I was smart and sacrificed a little by going to community college so I wouldn’t have debt. I was also smart enough to get a degree in stem where jobs are actually available and in demand.

Why should I have to foot the bill for someone who just partied and got a useless degree? I did everything in my power to avoid student loans because I knew they where insane, I shouldn’t have to pay for others student loans because they didn’t think about any of this.



How much do you really think this is taking out of your pocket? You are paying for others all the time with your taxes, which can’t be selective for the system to function


If the 1.6 trillion in debt was divided evenly among every human in the US it would be 4k. If we’re ball-parking and say that the top 20% of earners would foot the bill it’d be about 64k per household.


Why should the top 20% pay for it?


Because the top 20% pay the majority of federal income taxes.


You can't practically quantify this. If we forgive current loans, you could assess a dollar value - but what you can't do is project what those individuals will do once that debt is forgiven. Buy a new car? Take out new loans? Shopping spree? Or what precedent it sets for the public contemporaneously. Or what precedent it sets for the future. What we're not doing is working in a vacuum.


The system is already selective. It doesn't pay for my neighbor's boat, why should it pay for his student loans?


It's the principle that matters. A society that rewards bad decisions and punishes (or ignores) good decisions is bad and we should not allow our society to be like that.


It would be taking more than the already high amount that's being taken out currently.

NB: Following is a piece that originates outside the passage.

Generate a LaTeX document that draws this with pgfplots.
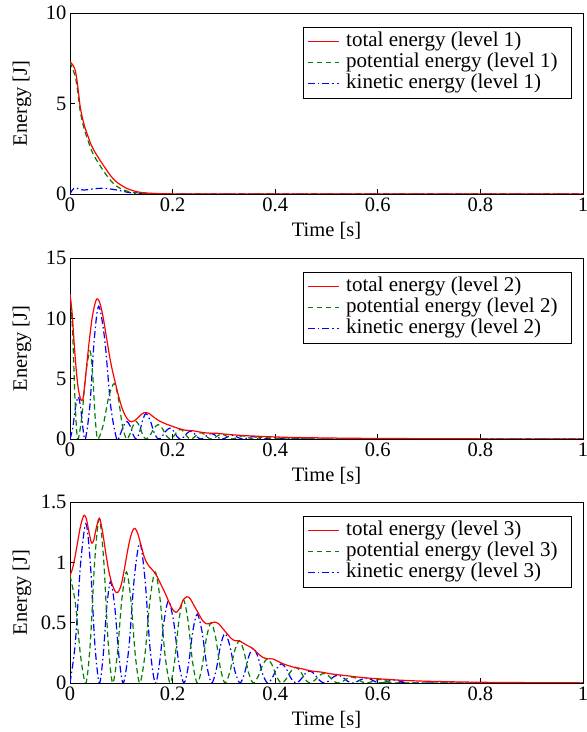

So I'm against it.


> until you realize the people who where smart and careful have to foot the bill for those who weren’t.

> Why should I have to foot the bill for someone who just partied and got a useless degree?

Because you're a human being and recognise that while here you made no mistakes and had no bad luck, perhaps someone could have done that or had that. It's called decency, and you have it not because it benefits you. You have it because it benefits everyone.


Forgiving student loans doesn't benefit everyone, it benefits the people in proportion to their student loan debt, which is to say it disproportionately benefits the upper classes including a lot of people (like me) who could pay off their debt but instead they invest it in the stock market where the returns outpace the interest.

Student loan forgiveness is both unfair and regressive.


I have had plenty of bad luck, and made plenty of stupid decisions. Some of them financial. Nobody bailed them out. I'd be in a better place today if someone had. That's for sure. But do I think that makes for sound macroeconomic policy? No.